Plants for shady gardens

Shady gardens can be beautiful. On blazing hot summer days, what could be better than a comfortable seat in the shade? Flower colours are softer in the darkness, and green foliage takes centre stage, creating a tranquil setting with just a hint of mystery.

How to choose plants for a shady garden

To make the most of a shady garden, don’t try to fight it. Sun-loving plants like lavender, roses and dahlias will look spindly and miserable in too much shade – not a recipe for a delightful garden.  Choosing plants for a shady garden calls for a change of viewpoint. Instead of brightly coloured flowers, use contrasting foliage colours and shapes to keep things interesting all year round.  Lacy ferns and tall grasses look sensational next to bold-leaved plants such as hostas.

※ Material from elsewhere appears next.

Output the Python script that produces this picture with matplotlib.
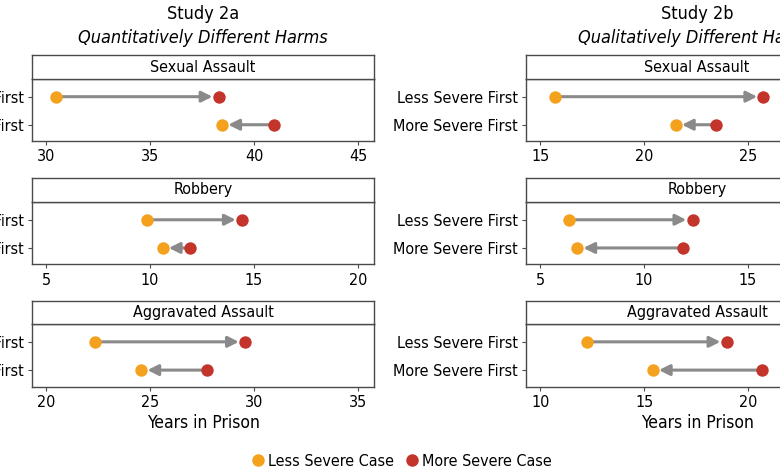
import matplotlib
matplotlib.use('Agg')
import matplotlib.pyplot as plt
from matplotlib.lines import Line2D

plt.rcParams['font.family'] = ['DejaVu Sans']
plt.rcParams['font.stretch'] = 'condensed'

# data
crimes = ['Sexual Assault', 'Robbery', 'Aggravated Assault']
orders = ['Less Severe First', 'More Severe First']

# values per crime: [Less Severe First row, More Severe First row]
study2a_less_case = [[30.48, 38.46], [9.86, 10.60], [22.36, 24.57]]
study2a_more_case = [[38.30, 40.94], [14.42, 11.94], [29.57, 27.74]]
study2b_less_case = [[15.72, 21.52], [6.37, 6.78], [12.27, 15.41]]
study2b_more_case = [[25.74, 23.44], [12.33, 11.85], [18.97, 20.69]]

study2a_tick_start = [30, 5, 20]
study2b_tick_start = [15, 5, 10]

titles = ['Study 2a', 'Study 2b']
subtitles = ['Quantitatively Different Harms', 'Qualitatively Different Harms']

less_color = '#F4A11E'
more_color = '#C3352B'
arrow_color = '#8A8A8A'
frame_color = '#4A4A4A'

W, H = 780, 470
fig = plt.figure(figsize=(W / 100, H / 100), dpi=100)

col_left = [32, 526]
col_width = 342
strip_top = [55, 177.5, 300.5]
strip_bot = [79.3, 202.3, 324.3]
ax_bot = [141, 264.3, 386.5]


def px_box(left, top, bottom, width):
    return [left / W, 1 - bottom / H, width / W, (bottom - top) / H]


studies = [
    (study2a_less_case, study2a_more_case, study2a_tick_start),
    (study2b_less_case, study2b_more_case, study2b_tick_start),
]

for c, (less_vals, more_vals, starts) in enumerate(studies):
    for r, crime in enumerate(crimes):
        ax = fig.add_axes(px_box(col_left[c], strip_bot[r], ax_bot[r], col_width))
        x0 = starts[r]
        ax.set_xlim(x0 - 0.68, x0 + 15.77)
        ax.set_ylim(1.58, -0.62)
        ax.set_xticks([x0 + 5 * k for k in range(4)])
        ax.set_yticks([0, 1])
        ax.set_yticklabels(orders)
        ax.tick_params(labelsize=11.5, length=3, width=0.8, color=frame_color, pad=3)
        for sp in ax.spines.values():
            sp.set_color(frame_color)
            sp.set_linewidth(1.0)

        for i in range(2):
            lv, mv = less_vals[r][i], more_vals[r][i]
            if i == 0:
                start, end = lv, mv
            else:
                start, end = mv, lv
            ax.annotate('', xy=(end, i), xytext=(start, i),
                        arrowprops=dict(arrowstyle='-|>', color=arrow_color, lw=2.2,
                                        mutation_scale=16, shrinkA=0, shrinkB=4.5),
                        zorder=1)
            ax.scatter([lv], [i], s=80, color=less_color, zorder=3, linewidths=0)
            ax.scatter([mv], [i], s=80, color=more_color, zorder=3, linewidths=0)

        # strip header
        sax = fig.add_axes(px_box(col_left[c], strip_top[r], strip_bot[r], col_width))
        sax.set_xticks([])
        sax.set_yticks([])
        for sp in sax.spines.values():
            sp.set_color(frame_color)
            sp.set_linewidth(1.0)
        sax.text(0.5, 0.5, crime, ha='center', va='center', fontsize=11.5,
                 transform=sax.transAxes)

        if r == 2:
            ax.set_xlabel('Years in Prison', fontsize=12.5, labelpad=3)

    cx = (col_left[c] + col_width / 2) / W
    fig.text(cx, 1 - 14 / H, titles[c], ha='center', va='center', fontsize=13)
    fig.text(cx, 1 - 38 / H, subtitles[c], ha='center', va='center', fontsize=13,
             style='italic')

handles = [
    Line2D([], [], marker='o', linestyle='none', markersize=9, color=less_color,
           markeredgewidth=0, label='Less Severe Case'),
    Line2D([], [], marker='o', linestyle='none', markersize=9, color=more_color,
           markeredgewidth=0, label='More Severe Case'),
]
fig.legend(handles=handles, loc='center', bbox_to_anchor=(0.514, 1 - 461 / H),
           ncol=2, frameon=False, fontsize=11.5, handletextpad=0.15, columnspacing=0.6,
           handlelength=1.0)

fig.savefig('out.png', dpi=100)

And if you crave colour, you can always add it through garden furniture or pots. Red and green are complementary colours, so a red pot will stand out vividly against a green background, while soft blues and mauves harmonise beautifully with dark green foliage.

Plants for dry shade

Even the sunniest garden is likely to have some dry shade under trees or near walls. This is the most robust area to plant anything in, but some plants will grow and even thrive under these conditions. To help your plants cope, dig in lots of well-rotted farmyard manure when planting, and mulch annually. Here are a few stalwarts for dry shade:

  • Aucuba japonica ‘Crotonifolia’ – a reliable evergreen shrub with yellow-spotted green leaves and bright red berries in winter.
  • Mahonia aquifolium – a large architectural shrub with holly-like dark green leaves and spires of sensationally scented yellow flowers in late winter, followed by dark blue berries which birds love.
  • Hellebores – the palmate evergreen leaves look good all year round, and the beautiful winter flowers are a bonus. 
  • Geranium macrorrhizum – an excellent groundcover plant with aromatic evergreen foliage and bright pink flowers in spring.
  • Dryopteris wallichiana – a deciduous fern with long, elegant bright-green fronds.
  • Epimediums – heart-shaped leaves and tiny, dainty flowers in spring.

Plants for damp shade

Reliably moist soil in the shade is the ideal situation for a whole range of gorgeous plants, even including a few with brightly coloured flowers. Here are a few to try:

  • Hostas – bold architectural leaves and lilac or white flower spires in summer. The thicker-leaved varieties are slightly less prone to slug and snail damage.
  • Astilbes – fern-like foliage and plumes of pink, red or white flowers in summer.
  • Primula japonica (Candelabra primula) – tall, upright flower spikes with brightly coloured flowers in summer.
  • Lamprocapnos spectabilis (previously Dicentra, also called Bleeding heart) – arching stems bear pretty locket-shaped pink flowers in spring.
  • Brunnera macrophylla – sprays of blue forget-me-not flowers in spring, and boldly variegated leaves that look good right through to late autumn.